Exercise objective >>
In the material below, identify each line bearing the word "this". Reproduce those lines.
───── Recorded data
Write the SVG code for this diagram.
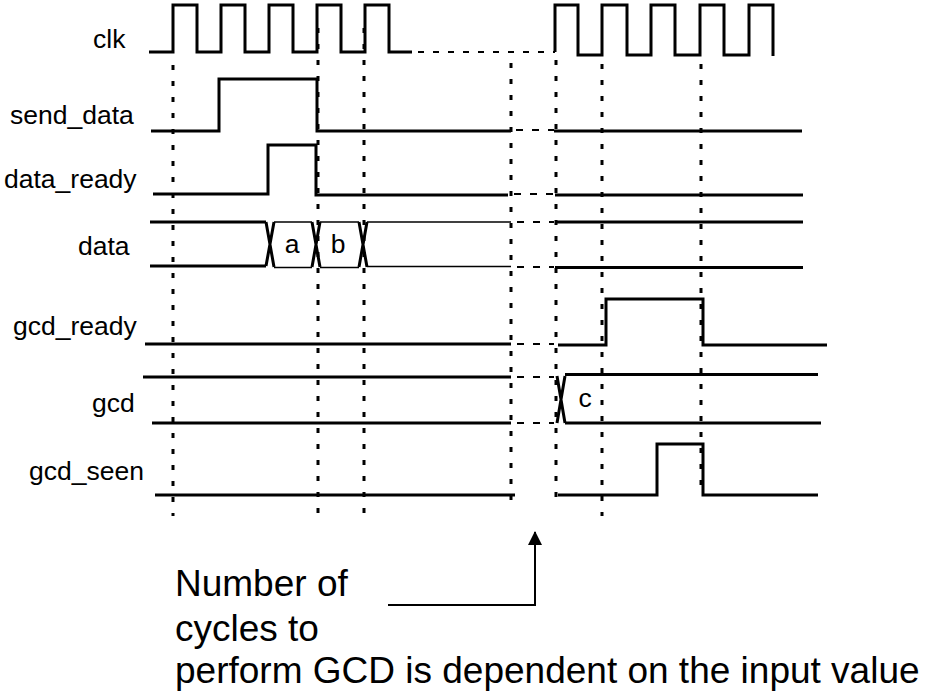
<svg xmlns="http://www.w3.org/2000/svg" width="925" height="691" viewBox="0 0 925 691">
<style>
  .sig{fill:none;stroke:#000;stroke-width:3;stroke-linejoin:miter}
  .thin{fill:none;stroke:#000;stroke-width:1.3}
  .gap{fill:none;stroke:#000;stroke-width:2;stroke-dasharray:7 9}
  .clkgap{fill:none;stroke:#000;stroke-width:2;stroke-dasharray:6 9}
  .tick{fill:none;stroke:#000;stroke-width:3;stroke-dasharray:5 11}
  .lbl{font-family:"Liberation Sans",Arial,sans-serif;font-size:26.5px;fill:#000}
  .note{font-family:"Liberation Sans",Arial,sans-serif;font-size:37px;fill:#000}
</style>
<defs>
  <marker id="ah" markerWidth="14" markerHeight="14" refX="13" refY="7" orient="auto" markerUnits="userSpaceOnUse" viewBox="0 0 14 14">
    <path d="M0,0 L14,7 L0,14 Z" fill="#000"/>
  </marker>
</defs>
<rect width="925" height="691" fill="#fff"/>

<g id="connectors">
  <line class="tick" x1="173" y1="65" x2="173" y2="516"/>
  <line class="tick" x1="318" y1="28" x2="318" y2="516"/>
  <line class="tick" x1="364" y1="28" x2="364" y2="516"/>
  <line class="tick" x1="511" y1="63" x2="511" y2="508"/>
  <line class="tick" x1="556" y1="60" x2="556" y2="508"/>
  <line class="tick" x1="602" y1="64" x2="602" y2="516"/>
  <line class="tick" x1="701" y1="64" x2="701" y2="496"/>
  <path d="M388,605 H535 V532" fill="none" stroke="#000" stroke-width="2" marker-end="url(#ah)"/>
</g>

<g id="clk">
  <text class="lbl" x="93" y="48">clk</text>
  <polyline class="sig" points="149,52 173,52 173,5 197,5 197,52 221,52 221,5 245,5 245,52 269,52 269,5 293,5 293,52 317,52 317,5 341,5 341,52 365,52 365,5 389,5 389,52 412,52"/>
  <line class="clkgap" x1="418" y1="52" x2="555" y2="52"/>
  <polyline class="sig" points="555,52 555,5 578,5 578,55 602,55 602,5 627,5 627,55 651,55 651,5 675,5 675,55 700,55 700,5 724,5 724,55 749,55 749,5 773,5 773,56"/>
</g>

<g id="send_data">
  <text class="lbl" x="10" y="124">send_data</text>
  <polyline class="sig" points="151,131 219,131 219,79 317,79 317,131 511,131"/>
  <line class="gap" x1="516" y1="130" x2="554" y2="130"/>
  <line class="sig" x1="554" y1="131" x2="802" y2="131"/>
</g>

<g id="data_ready">
  <text class="lbl" x="4" y="188">data_ready</text>
  <polyline class="sig" points="153,194 268,194 268,145 316,145 316,195 508,195"/>
  <line class="gap" x1="514" y1="194" x2="554" y2="194"/>
  <line class="sig" x1="555" y1="195" x2="803" y2="195"/>
</g>

<g id="data">
  <text class="lbl" x="78" y="255">data</text>
  <line class="sig" x1="150" y1="222" x2="266" y2="222"/>
  <line class="sig" x1="150" y1="266" x2="266" y2="266"/>
  <path class="sig" stroke-width="2.2" d="M266,222 L274,267 M266,266 L274,222"/>
  <line class="thin" x1="274" y1="222" x2="312" y2="222"/>
  <line class="thin" x1="274" y1="267.5" x2="312" y2="267.5"/>
  <text class="lbl" x="292" y="253" text-anchor="middle">a</text>
  <path class="sig" stroke-width="2.2" d="M312,222 L320,267 M312,267 L320,222"/>
  <line class="thin" x1="320" y1="222" x2="359" y2="222"/>
  <line class="thin" x1="320" y1="267.5" x2="359" y2="267.5"/>
  <text class="lbl" x="338" y="253" text-anchor="middle">b</text>
  <path class="sig" stroke-width="2.2" d="M359,222 L367,267 M359,267 L367,222"/>
  <line class="thin" x1="367" y1="222" x2="511" y2="222"/>
  <line class="thin" x1="367" y1="266.5" x2="511" y2="266.5"/>
  <line class="gap" x1="517" y1="222" x2="554" y2="222"/>
  <line class="gap" x1="517" y1="267" x2="554" y2="267"/>
  <line class="sig" x1="555" y1="222" x2="803" y2="222"/>
  <line class="sig" x1="555" y1="267.5" x2="803" y2="267.5"/>
</g>

<g id="gcd_ready">
  <text class="lbl" x="13" y="335">gcd_ready</text>
  <line class="sig" x1="145" y1="344" x2="511" y2="344"/>
  <line class="gap" x1="517" y1="344" x2="554" y2="344"/>
  <polyline class="sig" points="558,345 606,345 606,299 703,299 703,345 827,345"/>
</g>

<g id="gcd">
  <text class="lbl" x="92" y="412">gcd</text>
  <line class="sig" x1="143" y1="377" x2="511" y2="377"/>
  <line class="sig" x1="152" y1="423" x2="511" y2="423"/>
  <line class="gap" x1="517" y1="377" x2="554" y2="377"/>
  <line class="gap" x1="517" y1="423" x2="554" y2="423"/>
  <path class="sig" stroke-width="2.2" d="M557,376 L565,423 M557,423 L565,376"/>
  <line class="sig" x1="565" y1="374.5" x2="818" y2="374.5"/>
  <line class="sig" x1="565" y1="423" x2="821" y2="423"/>
  <text class="lbl" x="585" y="407" text-anchor="middle">c</text>
</g>

<g id="gcd_seen">
  <text class="lbl" x="29" y="480">gcd_seen</text>
  <line class="sig" x1="155" y1="495" x2="515" y2="495"/>
  <polyline class="sig" points="558,495 657,495 657,444 703,444 703,495 818,495"/>
</g>

<g id="note">
  <text class="note" x="175" y="596">Number of</text>
  <text class="note" x="175" y="641">cycles to</text>
  <text class="note" x="175" y="683">perform GCD is dependent on the input value</text>
</g>
</svg>
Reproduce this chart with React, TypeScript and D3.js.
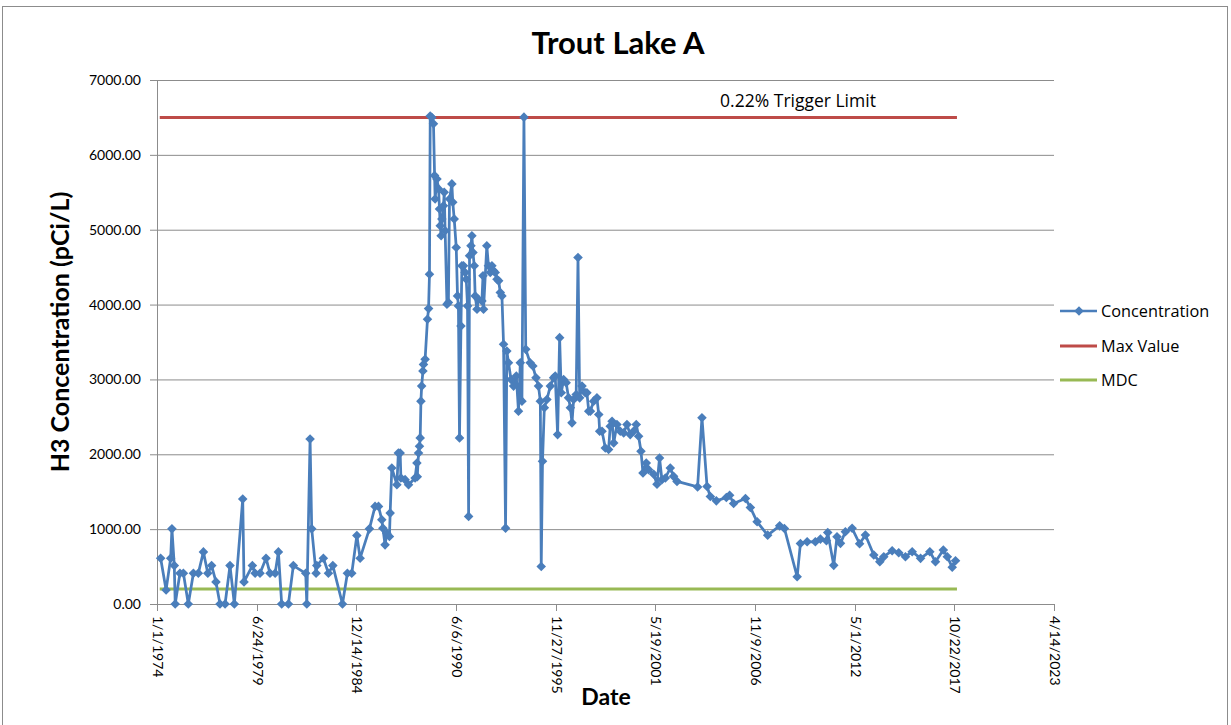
import React from "react";
import * as d3 from "d3";

const concYears = [
  1974.2, 1974.5, 1974.75, 1974.82, 1974.95, 1975.0, 1975.26, 1975.45, 1975.72, 1976.0,
  1976.27, 1976.55, 1976.79, 1977.0, 1977.24, 1977.46, 1977.74, 1978.01, 1978.25, 1978.71,
  1978.78, 1979.24, 1979.39, 1979.66, 1979.99, 1980.21, 1980.49, 1980.67, 1980.85, 1981.22,
  1981.49, 1982.17, 1982.23, 1982.41, 1982.5, 1982.74, 1982.78, 1983.14, 1983.42, 1983.66,
  1984.19, 1984.46, 1984.7, 1984.98, 1985.16, 1985.67, 1985.98, 1986.17, 1986.35, 1986.41,
  1986.53, 1986.63, 1986.77, 1986.81, 1986.9, 1987.18, 1987.26, 1987.36, 1987.4, 1987.63,
  1987.82, 1988.18, 1988.28, 1988.3, 1988.37, 1988.42, 1988.46, 1988.5, 1988.54, 1988.61,
  1988.64, 1988.73, 1988.86, 1988.92, 1988.97, 1989.01, 1989.1, 1989.19, 1989.25, 1989.28,
  1989.38, 1989.47, 1989.52, 1989.56, 1989.61, 1989.65, 1989.74, 1989.78, 1989.83, 1989.93,
  1990.01, 1990.07, 1990.2, 1990.25, 1990.33, 1990.44, 1990.51, 1990.56, 1990.62, 1990.7,
  1990.75, 1990.84, 1990.93, 1990.99, 1991.06, 1991.12, 1991.17, 1991.25, 1991.3, 1991.36,
  1991.43, 1991.48, 1991.58, 1991.66, 1991.85, 1991.91, 1991.94, 1992.12, 1992.21, 1992.31,
  1992.4, 1992.49, 1992.58, 1992.68, 1992.77, 1992.86, 1992.95, 1993.04, 1993.15, 1993.22,
  1993.31, 1993.45, 1993.59, 1993.74, 1993.86, 1993.96, 1994.05, 1994.16, 1994.26, 1994.5,
  1994.65, 1994.82, 1994.96, 1995.06, 1995.11, 1995.18, 1995.28, 1995.42, 1995.61, 1995.79,
  1995.88, 1996.01, 1996.12, 1996.21, 1996.34, 1996.48, 1996.61, 1996.71, 1996.8, 1996.89,
  1997.03, 1997.13, 1997.22, 1997.35, 1997.53, 1997.62, 1997.72, 1997.81, 1997.99, 1998.17,
  1998.27, 1998.32, 1998.45, 1998.63, 1998.81, 1998.9, 1999.0, 1999.09, 1999.27, 1999.45,
  1999.64, 1999.82, 2000.0, 2000.18, 2000.33, 2000.46, 2000.59, 2000.7, 2000.88, 2001.01,
  2001.29, 2001.47, 2001.61, 2001.74, 2001.93, 2002.2, 2002.38, 2002.57, 2003.7, 2003.94,
  2004.22, 2004.4, 2004.73, 2005.28, 2005.46, 2005.68, 2006.33, 2006.6, 2006.97, 2007.55,
  2008.21, 2008.47, 2009.17, 2009.35, 2009.72, 2010.17, 2010.45, 2010.78, 2010.85, 2011.18,
  2011.36, 2011.55, 2011.82, 2012.19, 2012.6, 2012.92, 2013.38, 2013.71, 2013.93, 2014.39,
  2014.75, 2015.12, 2015.49, 2015.95, 2016.46, 2016.77, 2017.2, 2017.42, 2017.69, 2017.87,
];

const concValues = [
  612, 188, 612, 1004, 513, 0, 410, 410, 0, 410,
  410, 696, 410, 513, 295, 0, 0, 513, 0, 1402,
  295, 513, 410, 410, 612, 410, 410, 696, 0, 0,
  513, 410, 0, 2205, 1004, 410, 513, 612, 410, 513,
  0, 410, 410, 915, 612, 1004, 1304, 1304, 1125, 1013,
  790, 946, 902, 1214, 1817, 1594, 2018, 2018, 1683, 1661,
  1594, 1683, 1884, 1700, 2018, 2107, 2219, 2710, 2911, 3112,
  3201, 3268, 3804, 3946, 4406, 6520, 6500, 6415, 5723, 5411,
  5678, 5545, 5277, 5054, 4920, 5143, 5321, 5500, 4987, 4004,
  4027, 5411, 5612, 5366, 5143, 4763, 4116, 3982, 2219, 3714,
  4518, 4518, 4429, 4339, 3982, 1170, 4652, 4786, 4920, 4696,
  4518, 4116, 3938, 4071, 4049, 4384, 3938, 4786, 4518, 4429,
  4518, 4451, 4429, 4339, 4317, 4161, 4116, 3469, 1013, 3379,
  3223, 3000, 2911, 3045, 2576, 3223, 2710, 6504, 3402, 3223,
  3179, 3022, 2911, 2710, 500, 1906, 2621, 2732, 2911, 3022,
  3045, 2263, 3558, 2821, 3000, 2955, 2754, 2621, 2420, 2732,
  2799, 4629, 2754, 2911, 2821, 2821, 2576, 2576, 2710, 2754,
  2531, 2308, 2308, 2085, 2063, 2375, 2442, 2152, 2397, 2308,
  2286, 2397, 2263, 2308, 2397, 2241, 2040, 1750, 1884, 1795,
  1733, 1600, 1951, 1661, 1683, 1817, 1705, 1638, 1564, 2489,
  1569, 1436, 1378, 1422, 1453, 1342, 1409, 1289, 1098, 920,
  1044, 1009, 364, 809, 831, 831, 867, 844, 956, 516,
  899, 810, 966, 1011, 805, 922, 655, 565, 632, 712,
  685, 632, 699, 610, 699, 565, 721, 632, 490, 578,
];

const refYears = [1974.15, 2017.95];
const maxValues = [6500, 6500];
const mdcValues = [200, 200];

const xTickLabels = [
  "1/1/1974", "6/24/1979", "12/14/1984", "6/6/1990", "11/27/1995",
  "5/19/2001", "11/9/2006", "5/1/2012", "10/22/2017", "4/14/2023",
];
const yTicks = [0, 1000, 2000, 3000, 4000, 5000, 6000, 7000];

const legendItems = ["Concentration", "Max Value", "MDC"];

const FONT = "Lato, 'Open Sans', sans-serif";
const FONT2 = "'Open Sans', Lato, sans-serif";
const BLUE = "#4a7ebb";
const RED = "#be4b48";
const GREEN = "#98b954";
const GRID = "#8c8c8c";

const DAY = 86400000;
const base = new Date(1974, 0, 1).getTime();
const yearToDate = (y: number) => new Date(base + (y - 1974) * 365.25 * DAY);
const parseLabel = (s: string) => {
  const [m, d, y] = s.split("/").map(Number);
  return new Date(y, m - 1, d);
};

export default function App() {
  const left = 157, right = 1054, top = 80, bottom = 604;
  const x = d3.scaleTime().domain([parseLabel(xTickLabels[0]), parseLabel(xTickLabels[xTickLabels.length - 1])]).range([left, right]);
  const y = d3.scaleLinear().domain([0, 7000]).range([bottom, top]);

  const conc = concYears.map((yr, i) => ({ date: yearToDate(yr), v: concValues[i] }));
  const line = d3.line<{ date: Date; v: number }>().x((d) => x(d.date)).y((d) => y(d.v));
  const maxLine = refYears.map((yr, i) => ({ date: yearToDate(yr), v: maxValues[i] }));
  const mdcLine = refYears.map((yr, i) => ({ date: yearToDate(yr), v: mdcValues[i] }));
  const diamond = d3.symbol(d3.symbolSquare, 46)() as string;

  const legendColors = [BLUE, RED, GREEN];
  const legendY = [311, 346, 380];

  return (
    <svg width={1231} height={725} style={{ position: "absolute", left: 0, top: 0 }} fontFamily={FONT}>
      <rect x={0} y={0} width={1231} height={725} fill="#fff" />
      <rect x={2.5} y={6.5} width={1225} height={730} fill="none" stroke="#8c8c8c" strokeWidth={1} />
      <text x={618} y={54} textAnchor="middle" fontSize={31} fontWeight="bold" fill="#000">Trout Lake A</text>

      {yTicks.map((t) => (
        <g key={t}>
          <line x1={left - 7} x2={right} y1={y(t) + 0.5} y2={y(t) + 0.5} stroke={GRID} strokeWidth={1} />
          <text x={141} y={y(t) + 5} textAnchor="end" fontSize={14} fill="#000">{t.toFixed(2)}</text>
        </g>
      ))}
      <line x1={left + 0.5} x2={left + 0.5} y1={top} y2={bottom} stroke={GRID} strokeWidth={1} />

      {xTickLabels.map((lab) => {
        const px = Math.round(x(parseLabel(lab))) + 0.5;
        return (
          <g key={lab}>
            <line x1={px} x2={px} y1={bottom} y2={bottom + 7} stroke={GRID} strokeWidth={1} />
            <text transform={`translate(${px - 5},${bottom + 12}) rotate(90)`} fontSize={14} fill="#000">{lab}</text>
          </g>
        );
      })}

      <path d={line(maxLine) || ""} fill="none" stroke={RED} strokeWidth={3} />
      <path d={line(mdcLine) || ""} fill="none" stroke={GREEN} strokeWidth={3} />
      <path d={line(conc) || ""} fill="none" stroke={BLUE} strokeWidth={2.75} strokeLinejoin="round" />
      {conc.map((d, i) => (
        <path key={i} d={diamond} transform={`translate(${x(d.date)},${y(d.v)}) rotate(45)`} fill={BLUE} />
      ))}

      <text x={798} y={107} textAnchor="middle" fontSize={17.5} fontFamily={FONT2} fill="#000">0.22% Trigger Limit</text>

      <text transform={`translate(69,${332}) rotate(-90)`} textAnchor="middle" fontSize={25} fontWeight="bold" fill="#000">H3 Concentration (pCi/L)</text>
      <text x={606} y={705} textAnchor="middle" fontSize={23} fontWeight="bold" fill="#000">Date</text>

      {legendItems.map((name, i) => (
        <g key={name}>
          <line x1={1060} x2={1097} y1={legendY[i]} y2={legendY[i]} stroke={legendColors[i]} strokeWidth={i === 0 ? 2.5 : 3} />
          {i === 0 && <path d={diamond} transform={`translate(1079,${legendY[i]}) rotate(45)`} fill={BLUE} />}
          <text x={1101} y={legendY[i] + 6} fontSize={16.3} fontFamily={FONT2} fill="#000">{name}</text>
        </g>
      ))}
    </svg>
  );
}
──────────
Exercise result >>
Write the SVG code for this diagram.
Reproduce this chart with React, TypeScript and D3.js.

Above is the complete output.